There are a few pieces of art outside. The one I liked best was this huge Antony Gormley figure that’s stuck to the side of the permanent collection building. I’m not usually a fan of his rusty steel and bronze men but I suppose they’re all about location, location, and in this context the man was an agreeable relief to all the grey steel structure.

What I like best about this museum is the way it has been sited. The quay terminates in this little beach (and a big garden to its left, by the water). There was no sun on the beach when we were there because it was about ten at night, but in good weather during the day I imagine it’s crowded. On the water it was still sunny at ten.

And then you turn around and see Oslo harbour. Back down the canal and framed by the museum buildings are the two redbrick towers of Oslo town hall, this is the place where the king presents the Nobel peace prize every November.

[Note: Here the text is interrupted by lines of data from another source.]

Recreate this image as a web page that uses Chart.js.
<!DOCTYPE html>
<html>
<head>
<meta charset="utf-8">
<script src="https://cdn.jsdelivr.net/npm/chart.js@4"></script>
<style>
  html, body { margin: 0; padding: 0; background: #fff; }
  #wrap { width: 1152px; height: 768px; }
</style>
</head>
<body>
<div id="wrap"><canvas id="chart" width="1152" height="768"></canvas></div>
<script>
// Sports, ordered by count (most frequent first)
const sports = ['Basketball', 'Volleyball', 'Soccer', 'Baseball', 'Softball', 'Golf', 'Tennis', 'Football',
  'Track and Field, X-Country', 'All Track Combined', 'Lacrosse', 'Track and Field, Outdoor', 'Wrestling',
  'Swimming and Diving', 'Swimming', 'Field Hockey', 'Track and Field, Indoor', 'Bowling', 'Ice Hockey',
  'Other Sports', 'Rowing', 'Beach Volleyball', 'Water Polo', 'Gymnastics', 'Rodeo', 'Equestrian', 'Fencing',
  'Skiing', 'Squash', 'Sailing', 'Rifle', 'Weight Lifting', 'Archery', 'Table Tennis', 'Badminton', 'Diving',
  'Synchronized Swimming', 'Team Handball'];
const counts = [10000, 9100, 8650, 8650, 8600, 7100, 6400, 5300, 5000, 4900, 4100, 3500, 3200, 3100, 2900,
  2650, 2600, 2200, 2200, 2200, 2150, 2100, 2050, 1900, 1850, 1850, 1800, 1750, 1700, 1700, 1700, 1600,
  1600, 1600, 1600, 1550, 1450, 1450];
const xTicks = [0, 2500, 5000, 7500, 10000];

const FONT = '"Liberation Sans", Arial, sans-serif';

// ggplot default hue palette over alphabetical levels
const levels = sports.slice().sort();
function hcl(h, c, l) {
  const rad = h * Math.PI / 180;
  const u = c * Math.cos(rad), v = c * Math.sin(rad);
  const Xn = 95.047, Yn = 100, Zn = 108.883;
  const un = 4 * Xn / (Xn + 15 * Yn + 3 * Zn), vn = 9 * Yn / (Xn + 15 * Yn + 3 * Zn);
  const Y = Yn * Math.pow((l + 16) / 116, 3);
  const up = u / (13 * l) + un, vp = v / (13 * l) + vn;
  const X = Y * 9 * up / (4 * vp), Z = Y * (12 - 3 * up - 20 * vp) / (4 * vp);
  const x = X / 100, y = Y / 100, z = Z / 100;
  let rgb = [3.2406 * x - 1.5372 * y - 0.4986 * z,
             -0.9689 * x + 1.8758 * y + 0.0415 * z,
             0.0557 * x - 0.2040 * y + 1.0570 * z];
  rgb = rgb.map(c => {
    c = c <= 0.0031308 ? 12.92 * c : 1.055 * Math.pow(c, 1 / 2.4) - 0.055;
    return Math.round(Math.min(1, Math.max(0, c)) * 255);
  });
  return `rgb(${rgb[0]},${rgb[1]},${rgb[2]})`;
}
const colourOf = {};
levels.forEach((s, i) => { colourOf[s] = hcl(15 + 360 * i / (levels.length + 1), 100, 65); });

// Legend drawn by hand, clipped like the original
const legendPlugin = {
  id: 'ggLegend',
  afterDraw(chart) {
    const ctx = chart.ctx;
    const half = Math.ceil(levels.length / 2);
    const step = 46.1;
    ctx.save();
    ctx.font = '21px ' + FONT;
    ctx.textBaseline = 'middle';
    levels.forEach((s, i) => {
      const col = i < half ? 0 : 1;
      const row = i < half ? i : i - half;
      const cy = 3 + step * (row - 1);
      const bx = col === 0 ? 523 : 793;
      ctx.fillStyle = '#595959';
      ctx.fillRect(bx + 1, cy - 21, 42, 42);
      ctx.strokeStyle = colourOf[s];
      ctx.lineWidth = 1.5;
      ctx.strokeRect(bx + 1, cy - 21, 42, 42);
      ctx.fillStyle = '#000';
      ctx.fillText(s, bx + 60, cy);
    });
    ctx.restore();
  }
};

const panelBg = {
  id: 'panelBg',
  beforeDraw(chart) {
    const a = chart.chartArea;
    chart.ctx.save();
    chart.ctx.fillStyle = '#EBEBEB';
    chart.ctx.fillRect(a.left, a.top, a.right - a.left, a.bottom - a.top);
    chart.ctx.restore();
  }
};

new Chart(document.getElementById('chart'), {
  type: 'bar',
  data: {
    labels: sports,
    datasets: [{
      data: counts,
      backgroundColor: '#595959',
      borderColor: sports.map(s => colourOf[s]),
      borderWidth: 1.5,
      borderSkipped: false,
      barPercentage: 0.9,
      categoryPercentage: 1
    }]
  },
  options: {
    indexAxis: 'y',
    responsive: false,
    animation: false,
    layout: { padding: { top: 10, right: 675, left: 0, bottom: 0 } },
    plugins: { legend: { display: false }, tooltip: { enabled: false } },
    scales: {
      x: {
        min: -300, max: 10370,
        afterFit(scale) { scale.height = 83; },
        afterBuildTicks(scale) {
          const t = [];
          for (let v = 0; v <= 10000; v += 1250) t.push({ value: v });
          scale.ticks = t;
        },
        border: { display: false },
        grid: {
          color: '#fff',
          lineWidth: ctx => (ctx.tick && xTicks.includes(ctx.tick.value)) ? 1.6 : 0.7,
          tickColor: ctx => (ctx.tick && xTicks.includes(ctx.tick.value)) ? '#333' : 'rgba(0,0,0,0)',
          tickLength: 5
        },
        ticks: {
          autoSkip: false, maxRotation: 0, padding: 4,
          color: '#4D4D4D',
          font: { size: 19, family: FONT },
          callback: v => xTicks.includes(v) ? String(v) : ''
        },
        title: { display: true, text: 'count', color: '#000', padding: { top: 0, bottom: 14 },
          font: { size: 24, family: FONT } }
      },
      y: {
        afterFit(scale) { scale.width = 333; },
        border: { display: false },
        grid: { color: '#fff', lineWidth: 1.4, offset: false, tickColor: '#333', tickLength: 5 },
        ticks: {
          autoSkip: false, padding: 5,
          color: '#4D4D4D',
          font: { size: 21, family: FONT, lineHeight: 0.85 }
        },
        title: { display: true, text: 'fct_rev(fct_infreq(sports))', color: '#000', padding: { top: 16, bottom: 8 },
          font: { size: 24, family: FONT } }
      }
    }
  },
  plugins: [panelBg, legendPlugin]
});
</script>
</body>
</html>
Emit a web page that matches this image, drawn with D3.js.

A week later, we came back during opening hours. We were curious to see the inside.

The museum was showing a big Cindy Sherman retrospective. That’s a big retrospective and, in places, a big Cindy. The piece below had been stuck to the wall like wallpaper. I noticed the cut around the doorway was beautifully made, very precise; God knows how it was done.

There is one very big wall, lit from the glass roof:

Alma said the circulation – how you move through the sequence of spaces – was awkward.

And she’s right: big galleries, small galleries, over bridges,

up and down steep flights of stairs. It’s all too chopped up. Figuring out your next move takes your mind away from the exhibition.

One huge open space divided by moveable low partitions would have been more suitable, she said and I agreed.
By that time we were at the Caffe Renzo, overlooking the beach. It has an excellent view down the fjord towards home.

What makes the Astrup Fearnley notable to me is the large amount of exterior public space and the way the museum has been planned by Renzo Piano to make use of it. The idea that a city can never have too much public space has been a theme of Piano’s and Richard Rogers’s work ever since the 1970s, when they designed the Centre Pompidou, in Paris, together. The city of Oslo planners deserve praise too. I suppose almost every capital has lots of museums and other cultural buildings, these days. Oslo is no exception: as well as the Astrup Fearnley it has the opera house designed by Snøhetta. That opened in 2009, and next door to it a new museum is being built to house the works of Edvard Munch. Both of these buildings are also by the harbour but over on the east side of town, and they too have lots going on outdoors: outdoor cafes that overlook the fjord and broad terraces that lead down to the water. They embrace the city.